Four years ago today, the familiar ritual of an Independence Day parade in the Chicago suburb of Highland Park, Illinois, was shattered by gunfire. On July 4, 2022, Robert Eugene Crimo III, then 21 years old, climbed to the rooftop of the Ross Cosmetics building at the northwest corner of Central Avenue and 2nd Street in downtown Highland Park and opened fire on the crowd watching the parade below.
The shooting began at 10:14 a.m. Central Daylight Time, approximately fifteen minutes into the parade. Highland Park, a suburb about thirty miles north of Chicago, had held this parade for decades. Families lined the route with lawn chairs. Children watched floats pass by. Then the gunfire started.
Seven people were killed. Forty-eight more were wounded. Emergency responders arrived to find abandoned chairs, strollers, and belongings scattered along the route. Witnesses described fleeing in all directions — some hiding inside nearby businesses, others racing through the chaos to find family members they had lost in the panic.
It took more than eight hours after the shooting began for law enforcement to locate and arrest Crimo. In the interim, the parade route had become a federal crime scene, and Highland Park had become the center of a national conversation about gun violence, mass shootings, and the warning signs that go unheeded.
Crimo was initially charged with seven counts of first-degree murder. On July 27, 2022, prosecutors significantly expanded the indictment to 21 counts of first-degree murder, 48 counts of attempted murder, and 48 counts of aggravated battery.
The accountability sought by prosecutors extended beyond Crimo himself.
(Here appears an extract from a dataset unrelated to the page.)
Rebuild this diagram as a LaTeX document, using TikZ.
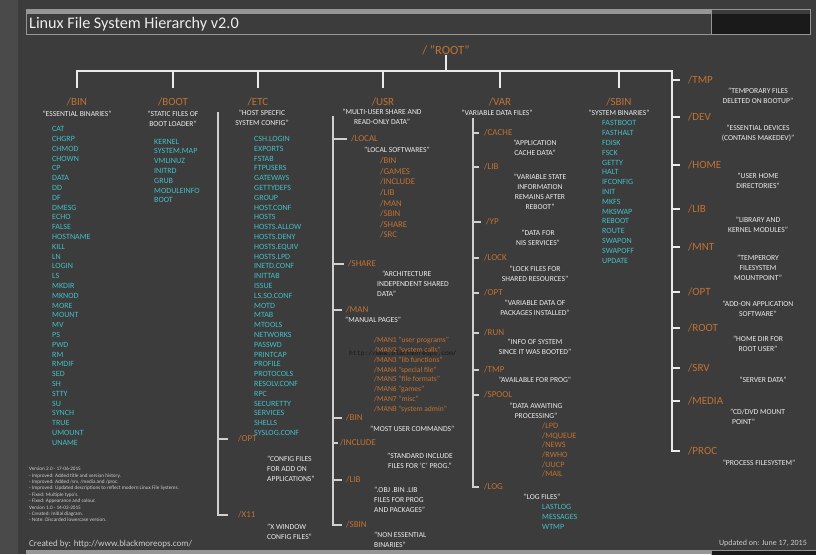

His father, Robert Crimo Jr., was indicted by an Illinois grand jury on felony charges for allegedly sponsoring his son's application for a firearm license in December 2019, when Robert III was only 19 years old. Lake County State's Attorney Eric Rinehart confirmed that the grand jury had found sufficient cause to proceed. Prosecutors alleged the younger Crimo had already made threats of violence at the time the license was granted.
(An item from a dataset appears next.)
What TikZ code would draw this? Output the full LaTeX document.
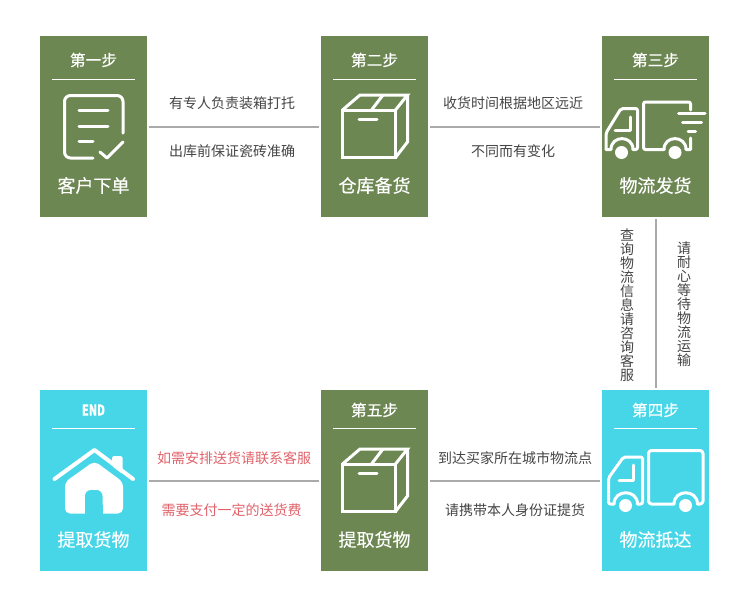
\documentclass[tikz,border=0pt]{standalone}
\usepackage{fontspec}
\setmainfont{Noto Sans CJK SC}
\newfontfamily\stepfont[FakeBold=0.2]{Noto Sans CJK SC}
\definecolor{stepgreen}{HTML}{6D8753}
\definecolor{stepcyan}{HTML}{47D6E8}
\definecolor{linkgray}{HTML}{AAAAAA}
\definecolor{notegray}{HTML}{444444}
\definecolor{notered}{HTML}{E0626A}
\tikzset{
    stepbox/.style={minimum width=107pt, minimum height=181pt, inner sep=0pt},
    titletext/.style={white, inner sep=0pt, font=\stepfont\fontsize{15.7}{15.7}\selectfont},
    labeltext/.style={white, inner sep=0pt, font=\stepfont\fontsize{18}{18}\selectfont},
    sepline/.style={white, line width=0.8pt},
    linkline/.style={linkgray, line width=2pt, shorten >=2pt, shorten <=2pt},
    notetext/.style={notegray, inner sep=0pt, font=\fontsize{14}{14}\selectfont},
    rednote/.style={notetext, text=notered},
    uptext/.style={notetext, align=center, font=\fontsize{14}{14}\selectfont},
    iconline/.style={white, line width=3pt, line cap=round, line join=round},
}
\begin{document}
\begin{tikzpicture}[x=1pt, y=-1pt]
    \useasboundingbox (0,0) rectangle (750,605);

    % Step boxes with title, rule and label
    \foreach \name/\xx/\yy/\col/\titley/\ruley/\boxtitle/\boxlabel in {
        stepa/93.5/126.5/stepgreen/60/79.5/第一步/客户下单,
        stepb/374.5/126.5/stepgreen/60/79.5/第二步/仓库备货,
        stepc/655.5/126.5/stepgreen/60/79.5/第三步/物流发货,
        stepd/655.5/480.5/stepcyan/410/428.5/第四步/物流抵达,
        stepe/374.5/480.5/stepgreen/410/428.5/第五步/提取货物,
        stepf/93.5/480.5/stepcyan/410/428.5/{\scalebox{0.72}[1]{\fontsize{15}{15}\selectfont\textbf{END}}}/提取货物%
    } {
        \node[stepbox, fill=\col] (\name) at (\xx,\yy) {};
        \node[titletext] (\name title) at (\xx,\titley) {\boxtitle};
        \node[labeltext] (\name label) at (\xx,\yy+59) {\boxlabel};
        \draw[sepline] (\xx-41.5,\ruley) -- (\xx+41.5,\ruley);
    }

    % Links between the steps
    \draw[linkline] (stepa) -- (stepb);
    \draw[linkline] (stepb) -- (stepc);
    \draw[linkline] (stepc) -- (stepd);
    \draw[linkline] (stepd) -- (stepe);
    \draw[linkline] (stepe) -- (stepf);

    % Notes on the links
    \node[notetext] (noteab) at (232,103) {有专人负责装箱打托};
    \node[notetext] (noteba) at (232,151) {出库前保证瓷砖准确};
    \node[notetext] (notebc) at (513,103) {收货时间根据地区远近};
    \node[notetext] (notecb) at (513,151) {不同而有变化};
    \node[notetext] (notede) at (515,458) {到达买家所在城市物流点};
    \node[notetext] (noteed) at (515,510) {请携带本人身份证提货};
    \node[rednote] (noteef) at (234,458) {如需安排送货请联系客服};
    \node[rednote] (notefe) at (231.5,510) {需要支付一定的送货费};
    \node[uptext] (notecd) at (627,305) {查\\询\\物\\流\\信\\息\\请\\咨\\询\\客\\服};
    \node[uptext] (notedc) at (684,304) {请\\耐\\心\\等\\待\\物\\流\\运\\输};

    % Order icon
    \draw[iconline, rounded corners=6pt] (123,133) -- (123,95.5) -- (64.5,95.5) -- (64.5,158) -- (93,158);
    \draw[iconline] (79,110.5) -- (108,110.5);
    \draw[iconline] (79,126) -- (108,126);
    \draw[iconline] (79,141.5) -- (93,141.5);
    \draw[iconline] (100,152) -- (107,158) -- (123,142);

    % Carton icons
    \foreach \dy in {0,354} {
        \begin{scope}[yshift=-\dy pt]
            \draw[iconline, line cap=butt, line join=miter] (342.5,110) rectangle (395.5,157.5);
            \draw[iconline, line cap=butt, line join=miter] (342.5,110) -- (360,95) -- (407.5,95) -- (395.5,110);
            \draw[iconline, line cap=butt, line join=miter] (407.5,95) -- (407.5,142) -- (395.5,157.5);
            \draw[iconline, line cap=butt] (371.5,110) -- (383,95);
            \draw[iconline] (359,119.5) -- (377,119.5);
        \end{scope}
    }

    % Moving truck icon
    \draw[iconline, rounded corners=2pt] (690.5,110) -- (690.5,102) -- (643.5,102) -- (643.5,149.5) -- (664,149.5);
    \draw[iconline] (664,149.5) .. controls (664,135) and (686,135) .. (686,149.5) -- (690.5,149.5) -- (690.5,138);
    \draw[iconline, rounded corners=2pt] (606,149.5) -- (606,133) -- (621,108.5) -- (637.5,108.5) -- (637.5,149.5) -- (633,149.5);
    \draw[iconline] (633,149.5) .. controls (633,135) and (611,135) .. (611,149.5) -- (606,149.5);
    \draw[iconline] (630,117) -- (630,130) -- (615,130);
    \fill[white] (621.5,152.5) circle[radius=6.5pt];
    \fill[white] (675,152.5) circle[radius=6.5pt];
    \draw[iconline] (678.5,113.5) -- (705,113.5);
    \draw[iconline] (682.5,122.5) -- (701.5,122.5);
    \draw[iconline] (688,131.5) -- (695.5,131.5);

    % Arrived truck icon
    \draw[iconline, rounded corners=3pt] (674,504) -- (648.5,504) -- (648.5,450.5) -- (703,450.5) -- (703,504) -- (697.5,504);
    \draw[iconline] (674,504) .. controls (674,489) and (697.5,489) .. (697.5,504);
    \draw[iconline, rounded corners=2pt] (614,504) -- (608.5,504) -- (608.5,478) -- (623.5,457) -- (642.5,457) -- (642.5,504) -- (637.5,504);
    \draw[iconline] (614,504) .. controls (614,489) and (637.5,489) .. (637.5,504);
    \draw[iconline] (633.5,465) -- (633.5,480) -- (619,480);
    \fill[white] (625.5,505.5) circle[radius=6.5pt];
    \fill[white] (685.5,505.5) circle[radius=6.5pt];

    % House icon
    \fill[white, rounded corners=5pt] (94.5,461) -- (65,482) -- (65,513.5) -- (123,513.5) -- (123,482) -- cycle;
    \fill[stepcyan, rounded corners=6pt] (85,514.5) -- (85,490) -- (102.5,490) -- (102.5,514.5);
    \fill[stepcyan] (85,505) rectangle (102.5,514);
    \draw[stepcyan, line width=7pt, line join=round] (54.5,479) -- (94.5,450) -- (133,479);
    \fill[white, rounded corners=1.5pt] (112,466) -- (112,456) -- (122.5,456) -- (122.5,474) -- cycle;
    \draw[white, line width=4pt, line cap=round, line join=round] (54.5,479) -- (94.5,450) -- (133,479);
\end{tikzpicture}
\end{document}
Jury selection for Crimo's trial began on February 24, 2025. But on March 3, 2025, before the proceeding could reach its first witness, Crimo pleaded guilty to all charges — the 21 murder counts, all 48 attempted murder counts, and all 48 aggravated battery counts.
The sentencing hearing that followed took place at the Lake County Courthouse in Waukegan, Illinois, and lasted two days. Survivors and family members came to describe what they had lost. Liz Turnipseed, a survivor of the shooting, said the sentencing "closes a chapter" on that portion of her family's lives. Bruce Sundheim, whose family lost someone that day, had his daughter read a statement to the court: their lives had been "destroyed," he wrote, by what he called Crimo's "violent tantrum."
Crimo did not attend either day of the hearing. He offered no statement. His family also stayed away, with a lawyer for his father confirming the decision to the court.
The judge sentenced Robert Eugene Crimo III to life in prison without the possibility of parole. In announcing the sentence, the judge described Crimo as having left behind "oceans of grief." There would be no future parole hearing, no path out.
Today is four years since the shooting. The Independence Day parade route in Highland Park is where it happened, and that fact does not change. Seven people who came to celebrate a holiday did not come home. The parade and the massacre are now permanently bound together on this date.